Oleh: Pdt. Pinehas Djendjengi
Matius 7:12-14
(12) “Segala sesuatu yang kamu kehendaki supaya orang perbuat kepadamu, perbuatlah demikian juga kepada mereka. Itulah isi seluruh hukum Taurat dan kitab para nabi. (13) Masuklah melalui pintu yang sesak itu, karena lebarlah pintu dan luaslah jalan yang menuju kepada kebinasaan, dan banyak orang yang masuk melaluinya; (14) karena sesaklah pintu dan sempitlah jalan yang menuju kepada kehidupan, dan sedikit orang yang mendapatinya.”
Pelayanan tidak selalu berjalan mulus. Kita selalu berhadapan dengan orang-orang yang pro maupun kontra dengan kegiatan kita. Berhadapan dengan yang pro, rasanya tidak ada masalah. Tetapi menghadapi mereka yang kontra, sering kita dibuat gemes dan tidak sabar. Mereka bukan cuma memperlihatkan sikap tidak suka, acapkali mereka bergerak untuk menjatuhkan. Sudah begitu, mengecam dan mengancam pula.
Kadang-kadang kita merasa harus menjawab kecaman yang ditujukan kepada kita.
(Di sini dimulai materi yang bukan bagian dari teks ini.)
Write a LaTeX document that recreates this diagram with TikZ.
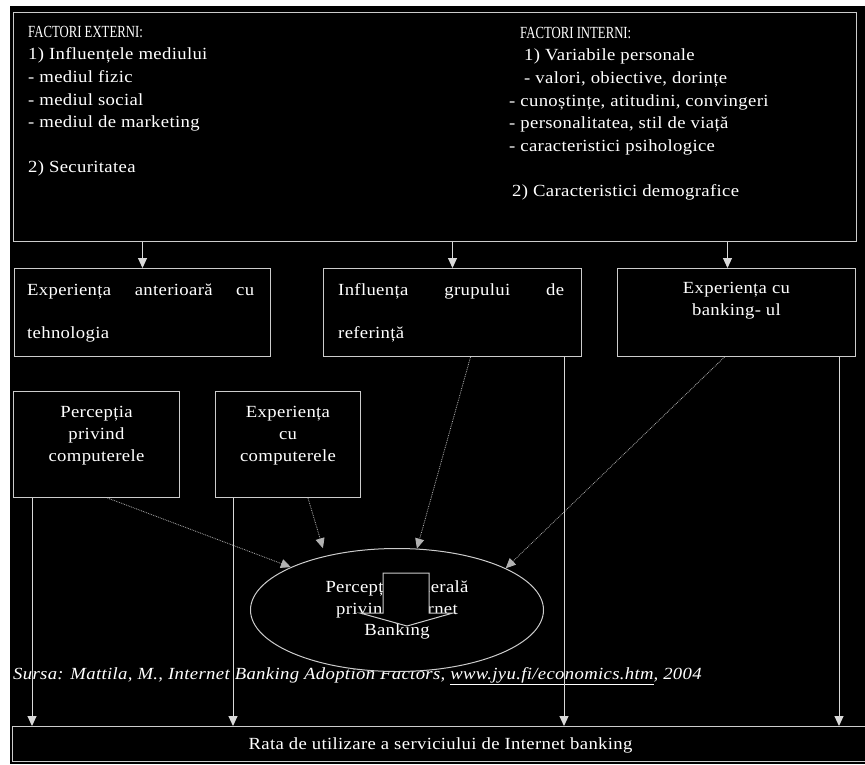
\documentclass[tikz,border=0pt]{standalone}
\usepackage{fontspec}
\setmainfont{Liberation Serif}[FakeStretch=1.1,LetterSpace=2]
\newfontfamily\headfont{Liberation Serif}[FakeStretch=0.75]
\usetikzlibrary{arrows.meta,shapes.geometric}
\newcommand{\lnstrut}{\rule{0pt}{13pt}}

\begin{document}
\begin{tikzpicture}[x=1pt,y=-1pt,
    box/.style={draw=white!80!black,line width=1pt,fill=black,inner sep=0pt},
    txt/.style={text=white,inner sep=0pt,font=\fontsize{17}{22.6}\selectfont},
    arr/.style={draw=white!85!black,line width=1pt,-{Triangle[width=9pt,length=10pt]}},
    dotarr/.style={draw=white!70!black,line width=0.8pt,densely dotted,-{Triangle[width=9pt,length=10pt]}}
  ]
  \useasboundingbox (0,0) rectangle (865,764);
  \fill[white] (0,0) rectangle (865,764);
  \fill[black] (10,6) rectangle (865,764);
  \node[txt,anchor=base west] (src) at (13,679) {\itshape Sursa: Mattila, M., Internet Banking Adoption Factors, \underline{www.jyu.fi/economics.htm}, 2004};
  \node[box,ellipse,minimum width=293pt,minimum height=123pt,txt,align=center,font=\fontsize{17}{21.5}\selectfont] (gen) at (397,610) {Percepția generală\\privind Internet\\Banking};
  \draw[draw=white!80!black,line width=1pt,fill=black] (383,573) -- (429,573) -- (429,613) -- (453,613) -- (407,626) -- (360,613) -- (383,613) -- cycle;

  \node[box,anchor=north west,minimum width=843pt,minimum height=229pt] (factori) at (13,12) {};
  \node[txt,anchor=north west,align=left] (extern) at ([xshift=15pt,yshift=-12pt]factori.north west) {\lnstrut{\headfont FACTORI EXTERNI:}\\1) Influențele mediului\\- mediul fizic\\- mediul social\\- mediul de marketing\\[22.6pt]2) Securitatea};
  \node[txt,anchor=north west,align=left] (intern) at ([xshift=496pt,yshift=-13pt]factori.north west) {\lnstrut\hspace*{11pt}{\headfont FACTORI INTERNI:}\\\hspace*{15pt}1) Variabile personale\\\hspace*{15pt}- valori, obiective, dorințe\\- cunoștințe, atitudini, convingeri\\- personalitatea, stil de viață\\- caracteristici psihologice\\[22.6pt]\hspace*{3pt}2) Caracteristici demografice};

  \node[box,anchor=north west,minimum width=256pt,minimum height=88pt] (tech) at (14,268) {};
  \node[box,anchor=north west,minimum width=258pt,minimum height=88pt] (grup) at (323,268) {};
  \node[box,anchor=north west,minimum width=238pt,minimum height=88pt] (bank) at (617,268) {};
  \node[box,anchor=north west,minimum width=166pt,minimum height=106pt] (percomp) at (13,391) {};
  \node[box,anchor=north west,minimum width=145pt,minimum height=106pt] (expcomp) at (215,391) {};
  \node[box,anchor=north west,minimum width=856pt,minimum height=35pt,txt,text depth=0pt] (rate) at (12,726) {Rata de utilizare a serviciului de Internet banking};

  \node[txt,anchor=north west,align=left,font=\fontsize{17}{43}\selectfont] (techt) at ([xshift=13pt,yshift=-14pt]tech.north west) {\lnstrut\makebox[227pt][s]{Experiența anterioară cu}\\tehnologia};
  \node[txt,anchor=north west,align=left,font=\fontsize{17}{43}\selectfont] (grupt) at ([xshift=15pt,yshift=-14pt]grup.north west) {\lnstrut\makebox[226pt][s]{Influența grupului de}\\referință};
  \node[txt,anchor=north,align=center,font=\fontsize{17}{22}\selectfont] (bankt) at ([yshift=-12pt]bank.north) {\lnstrut Experiența cu\\banking- ul};
  \node[txt,anchor=north,align=center,font=\fontsize{17}{22}\selectfont] (percompt) at ([yshift=-13pt]percomp.north) {\lnstrut Percepția\\privind\\computerele};
  \node[txt,anchor=north,align=center,font=\fontsize{17}{22}\selectfont] (expcompt) at ([yshift=-13pt]expcomp.north) {\lnstrut Experiența\\cu\\computerele};

  \coordinate (bk) at ([xshift=-9pt]bank.north);
  \draw[arr] (tech.north |- factori.south) -- (tech.north);
  \draw[arr] (grup.north |- factori.south) -- (grup.north);
  \draw[arr] (bk |- factori.south) -- (bk);

  \coordinate (pc) at ([xshift=19pt]percomp.south west);
  \coordinate (ec) at ([xshift=18pt]expcomp.south west);
  \coordinate (gr) at ([xshift=-18pt]grup.south east);
  \coordinate (bs) at ([xshift=-17pt]bank.south east);
  \foreach \c in {pc,ec,gr,bs}
    \draw[arr] (\c) -- (\c |- rate.north);

  \draw[dotarr] ([xshift=11pt]percomp.south) -- (gen.158);
  \draw[dotarr,shorten >=8pt] ([xshift=20pt]expcomp.south) -- (gen.143);
  \draw[dotarr] ([xshift=18pt]grup.south) -- (gen.72);
  \draw[dotarr] ([xshift=-12pt]bank.south) -- (gen.21);
\end{tikzpicture}
\end{document}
Alasan paling umum adalah supaya jiwa kita tenang dan supaya semua pihak melihat dengan jelas masalah yang sebenarnya. Salahkah melakukan hal ini? Tentu saja tidak. Silahkan jika itu dirasa menentramkan hati kita. Biasanya orang menjawab dengan memberi penjelasan tertulis untuk menghindari konfrontasi langsung.
Seorang pendeta pernah memberi dua saran. Pertama tentang apa yang seharusnya kita tulis. Tulislah kata-kata yang kita sendiri ingin mendengarnya. Anggaplah bahwa kita yang akan menerima catatan itu. Dikatakan dalam Matius 7:12, “Segala sesuatu yang kamu kehendaki supaya orang perbuat kepadamu, perbuatlah demikian juga kepada mereka.” Jangan terbawa emosi. Ingatlah, amarah tidak dapat memadamkan amarah. Kedua, setelah selesai menulisnya jangan langsung dikirim. Tundalah paling sedikit sampai besok, keloni dulu barang semalam. Siapa tahu esok hari pikiran kita sudah berubah, darah tidak “mendidih” lagi. Pakai prinsip: jangan memutuskan apa-apa ketika hati sedang panas.
Intinya adalah meneladani sikap Yesus. Bila mesti menjawab, maka menjawablah seperti Yesus. Dalam Injil Lukas 5:30, kita membaca sebagai berikut, “Orang-orang Farisi dan ahli-ahli Taurat bersungut-sungut kepada murid-murid Yesus, katanya: “Mengapa kamu makan dan minum bersama-sama dengan pemungut cukai dan orang berdosa?” Lalu apa jawab Yesus? Ia berkata, “Bukan orang sehat yang memerlukan tabib, tetapi orang sakit; Aku datang bukan untuk memanggil orang benar, tetapi orang berdosa, supaya mereka bertobat” (Lukas 5:31-32). Jawaban Yesus jauh dari sikap panas hati. Tak ada sikap membela diri di situ. Yang nampak di situ adalah kebesaran jiwa dan keluhuran batin-Nya.
Itu jika kita ingin menjawab kecaman orang. Tetapi Yesus masih memberikan pilihan lain, yakni kita tak perlu menjawab orang-orang yang mengecam dan memfitnah kita. Ketika Yesus berada di hadapan Pilatus dan pengecam-Nya, Matius 27:12-14 menyampaikan sebagai berikut, “Tetapi atas tuduhan yang diajukan imam-imam kepala dan tua-tua terhadap Dia, Ia tidak memberi jawab apa pun. Maka kata Pilatus kepada-Nya: “Tidakkah Engkau dengar betapa banyaknya tuduhan saksi-saksi ini terhadap Engkau?” Tetapi Ia tidak menjawab suatu kata pun, sehingga wali negeri itu sangat heran.” Yesus diam. Ia memakai prinsip yang dapat kita baca dalam Yakobus 1:19-20, “Hai saudara-saudara yang kukasihi, ingatlah hal ini: setiap orang hendaklah cepat untuk mendengar, tetapi lambat untuk berkata-kata, dan juga lambat untuk marah; sebab amarah manusia tidak mengerjakan kebenaran di hadapan Allah.”
Kita bicara atau tidak, kebenaran selalu akan menang. Jadi apa pun situasi yang kita hadapi, tetap berbuat baik.